* Problem description
Pull out every line of the listing below where "page" appears.
┌──
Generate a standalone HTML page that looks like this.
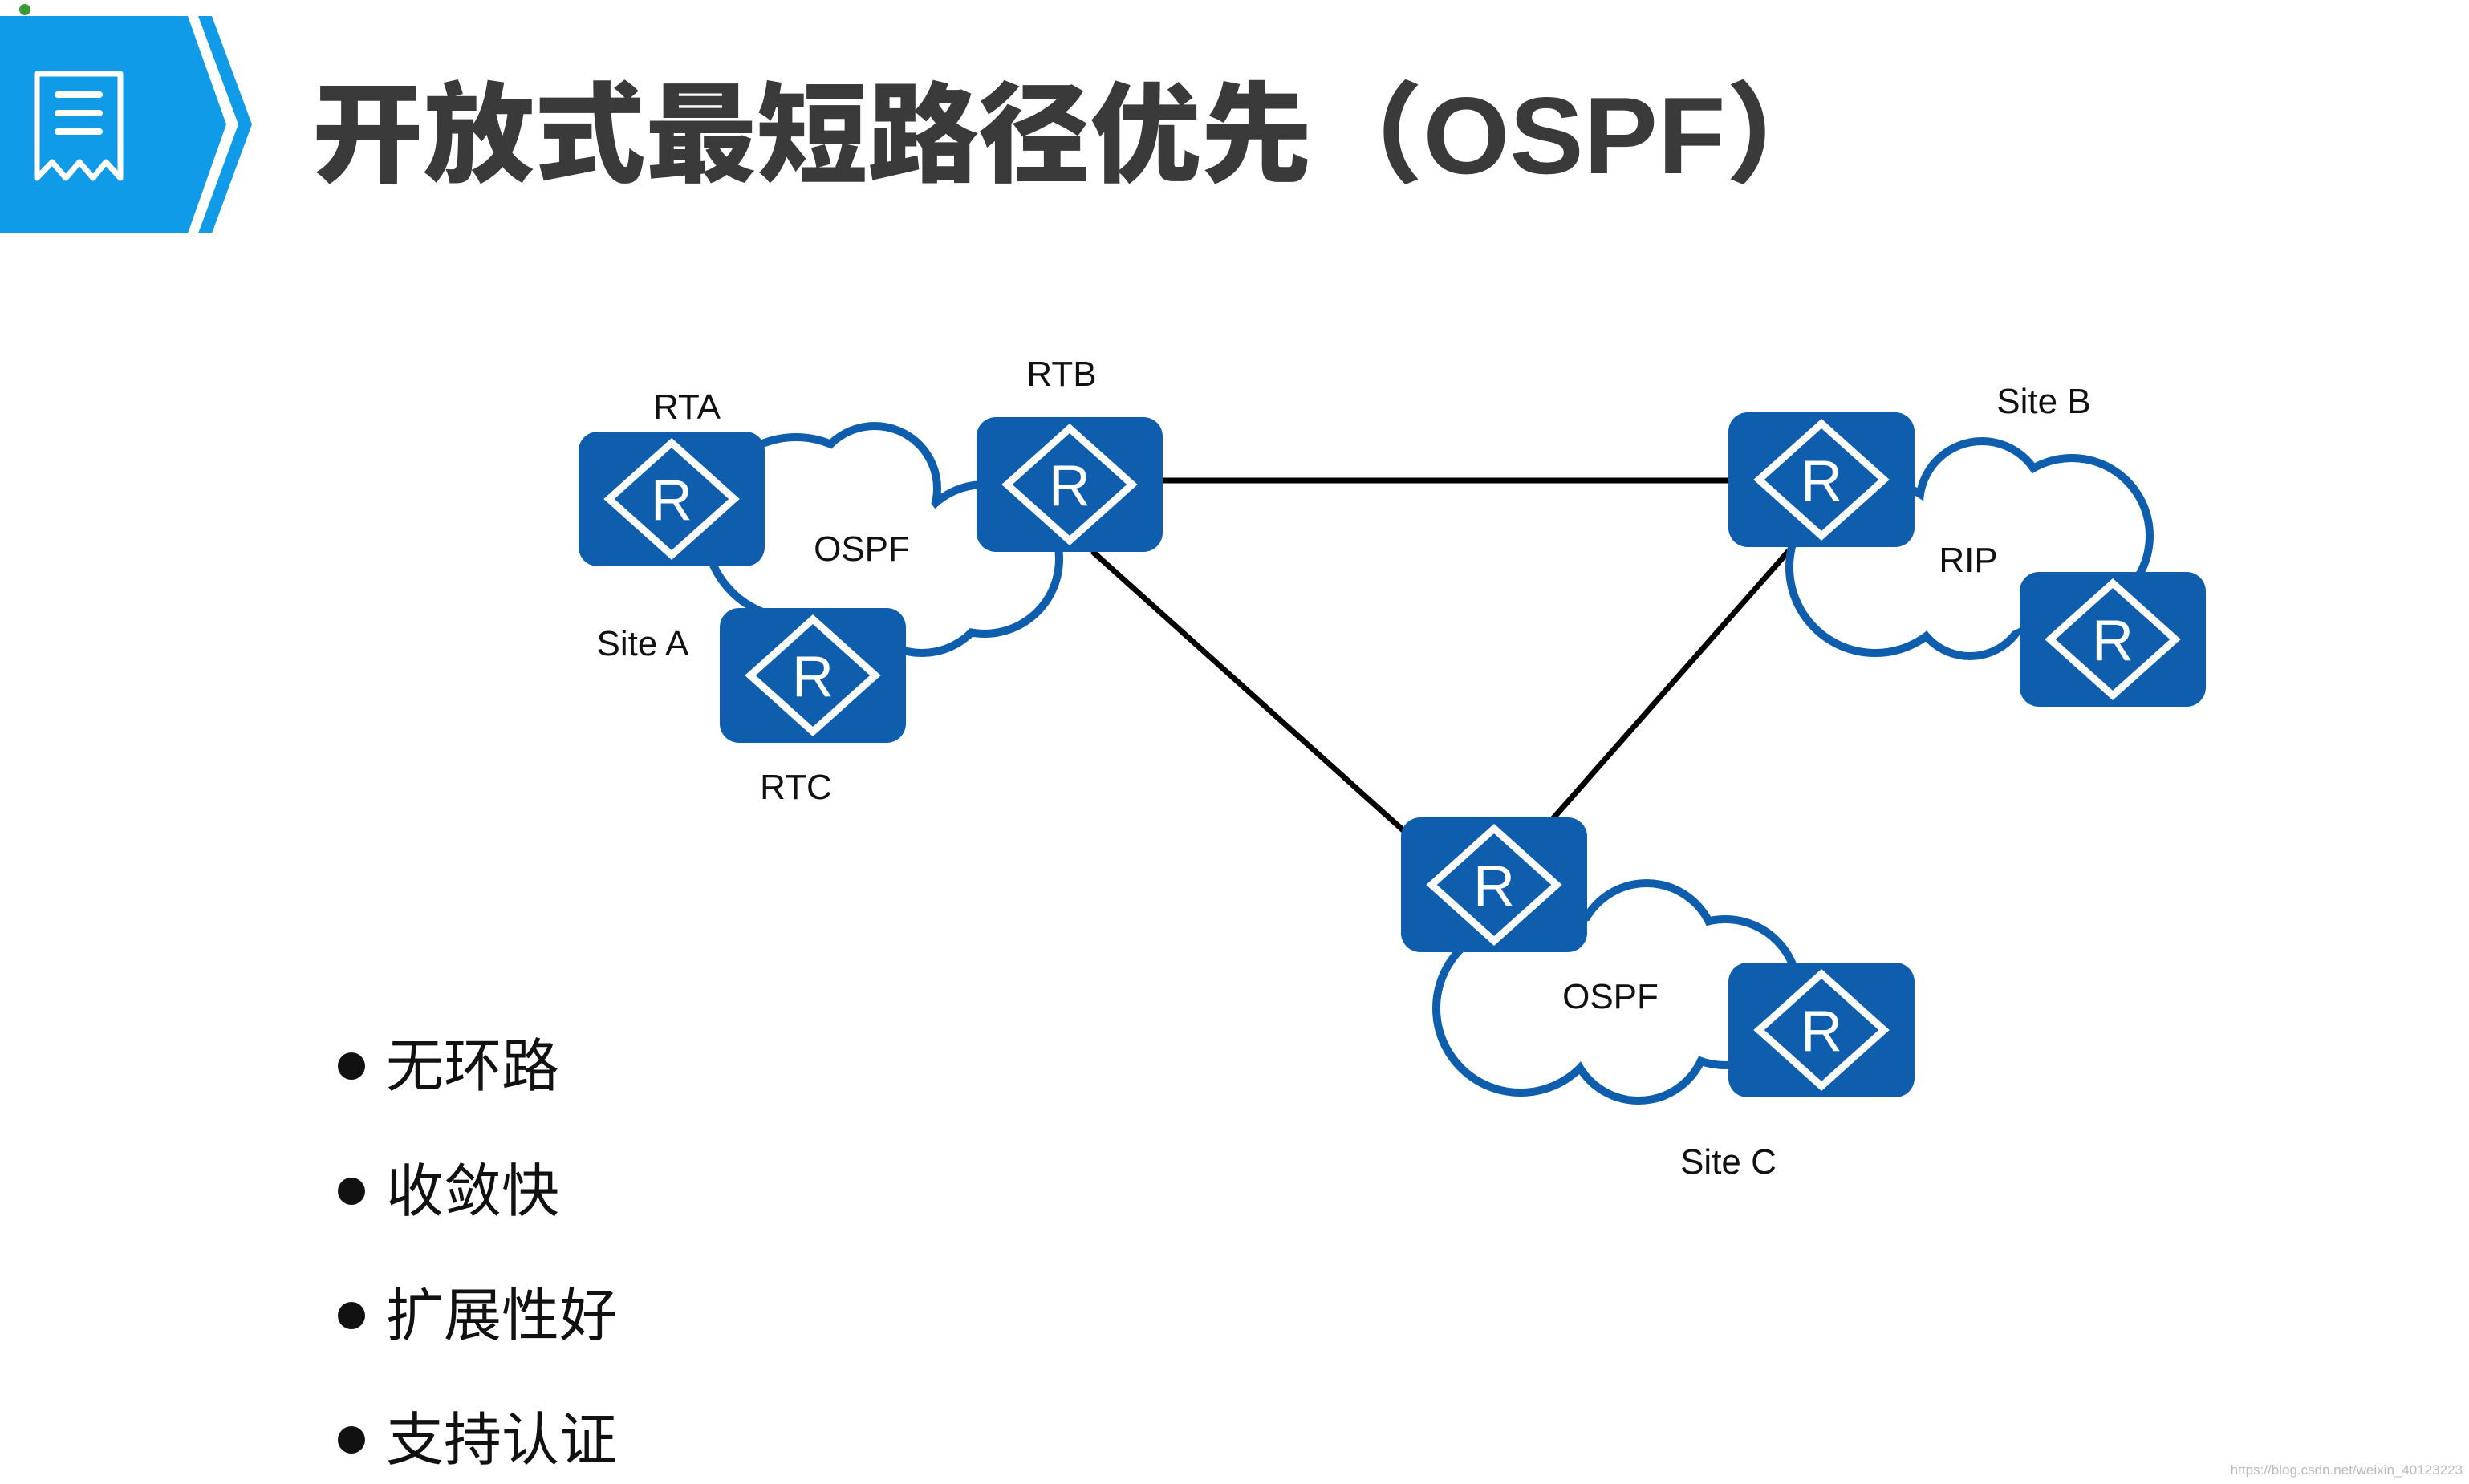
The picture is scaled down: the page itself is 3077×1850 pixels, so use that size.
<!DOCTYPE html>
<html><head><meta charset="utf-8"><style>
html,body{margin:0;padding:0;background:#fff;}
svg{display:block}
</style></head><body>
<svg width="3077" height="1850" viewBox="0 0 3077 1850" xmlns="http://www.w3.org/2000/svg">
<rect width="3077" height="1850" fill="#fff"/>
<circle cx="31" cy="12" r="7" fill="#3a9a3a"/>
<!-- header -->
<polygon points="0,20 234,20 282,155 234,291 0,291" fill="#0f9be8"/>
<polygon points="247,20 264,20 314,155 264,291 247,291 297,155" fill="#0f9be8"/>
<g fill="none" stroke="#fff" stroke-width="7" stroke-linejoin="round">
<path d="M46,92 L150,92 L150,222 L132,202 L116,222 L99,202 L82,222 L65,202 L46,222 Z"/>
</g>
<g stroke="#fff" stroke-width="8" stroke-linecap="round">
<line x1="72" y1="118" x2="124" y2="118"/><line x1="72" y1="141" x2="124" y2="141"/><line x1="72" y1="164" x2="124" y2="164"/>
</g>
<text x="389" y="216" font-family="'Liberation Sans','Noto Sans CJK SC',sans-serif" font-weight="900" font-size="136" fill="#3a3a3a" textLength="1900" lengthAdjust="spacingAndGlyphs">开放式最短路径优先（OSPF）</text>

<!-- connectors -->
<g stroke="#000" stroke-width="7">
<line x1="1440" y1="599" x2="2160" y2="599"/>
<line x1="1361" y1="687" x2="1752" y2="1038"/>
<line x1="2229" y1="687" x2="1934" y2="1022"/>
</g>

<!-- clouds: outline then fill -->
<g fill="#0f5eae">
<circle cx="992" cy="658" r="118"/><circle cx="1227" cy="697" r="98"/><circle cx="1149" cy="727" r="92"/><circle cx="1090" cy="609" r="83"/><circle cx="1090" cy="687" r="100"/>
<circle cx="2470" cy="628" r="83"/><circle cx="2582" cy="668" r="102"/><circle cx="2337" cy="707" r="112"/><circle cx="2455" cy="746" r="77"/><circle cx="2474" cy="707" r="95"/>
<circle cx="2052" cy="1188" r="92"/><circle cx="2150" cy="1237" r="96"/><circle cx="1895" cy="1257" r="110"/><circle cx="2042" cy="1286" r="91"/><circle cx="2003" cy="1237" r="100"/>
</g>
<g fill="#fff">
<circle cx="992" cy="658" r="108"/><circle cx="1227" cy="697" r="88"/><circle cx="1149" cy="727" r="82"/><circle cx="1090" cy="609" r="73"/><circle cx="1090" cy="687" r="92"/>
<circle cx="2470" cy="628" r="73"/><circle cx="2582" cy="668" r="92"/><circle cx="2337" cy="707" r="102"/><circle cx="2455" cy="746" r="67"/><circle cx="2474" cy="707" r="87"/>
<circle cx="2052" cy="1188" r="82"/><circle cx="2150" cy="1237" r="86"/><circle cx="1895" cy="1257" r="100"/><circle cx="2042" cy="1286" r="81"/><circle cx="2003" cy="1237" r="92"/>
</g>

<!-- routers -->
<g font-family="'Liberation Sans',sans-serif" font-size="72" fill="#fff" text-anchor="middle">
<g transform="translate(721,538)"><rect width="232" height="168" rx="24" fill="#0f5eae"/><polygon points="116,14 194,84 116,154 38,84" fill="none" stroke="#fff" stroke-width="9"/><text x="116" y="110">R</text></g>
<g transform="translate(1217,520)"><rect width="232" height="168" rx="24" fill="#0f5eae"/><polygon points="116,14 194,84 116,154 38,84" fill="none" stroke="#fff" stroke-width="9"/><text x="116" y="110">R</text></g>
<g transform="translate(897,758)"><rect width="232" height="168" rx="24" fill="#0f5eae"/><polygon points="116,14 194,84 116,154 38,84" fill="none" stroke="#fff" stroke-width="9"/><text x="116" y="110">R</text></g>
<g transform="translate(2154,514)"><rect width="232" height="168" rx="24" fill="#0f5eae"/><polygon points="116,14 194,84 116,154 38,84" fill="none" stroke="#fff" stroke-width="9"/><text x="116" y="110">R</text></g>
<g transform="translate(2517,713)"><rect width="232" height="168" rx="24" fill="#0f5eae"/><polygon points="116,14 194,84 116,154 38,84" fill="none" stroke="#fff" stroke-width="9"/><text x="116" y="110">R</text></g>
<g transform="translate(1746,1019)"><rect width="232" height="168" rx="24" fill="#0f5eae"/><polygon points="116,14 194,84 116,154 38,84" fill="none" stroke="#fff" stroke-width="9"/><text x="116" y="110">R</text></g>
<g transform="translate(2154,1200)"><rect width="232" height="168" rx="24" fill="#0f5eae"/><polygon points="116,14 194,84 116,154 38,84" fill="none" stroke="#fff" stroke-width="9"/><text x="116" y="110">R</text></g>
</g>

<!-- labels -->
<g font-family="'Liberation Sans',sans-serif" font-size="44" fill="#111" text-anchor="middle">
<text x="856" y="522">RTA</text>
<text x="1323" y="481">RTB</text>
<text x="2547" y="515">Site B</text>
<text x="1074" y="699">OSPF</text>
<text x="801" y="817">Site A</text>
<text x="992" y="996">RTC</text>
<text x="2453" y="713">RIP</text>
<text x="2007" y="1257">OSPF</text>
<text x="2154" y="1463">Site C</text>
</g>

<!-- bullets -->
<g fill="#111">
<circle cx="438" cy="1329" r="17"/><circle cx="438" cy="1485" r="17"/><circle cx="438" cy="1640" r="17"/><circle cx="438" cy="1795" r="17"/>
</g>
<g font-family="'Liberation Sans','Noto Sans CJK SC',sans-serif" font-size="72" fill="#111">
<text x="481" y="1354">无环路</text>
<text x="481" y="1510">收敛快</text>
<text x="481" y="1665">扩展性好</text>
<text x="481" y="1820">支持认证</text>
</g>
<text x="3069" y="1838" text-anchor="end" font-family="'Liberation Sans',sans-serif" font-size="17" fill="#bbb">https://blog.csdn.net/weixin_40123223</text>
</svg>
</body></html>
└──
* Solved problem
Generate a standalone HTML page that looks like this.
The picture is scaled down: the page itself is 3077×1850 pixels, so use that size.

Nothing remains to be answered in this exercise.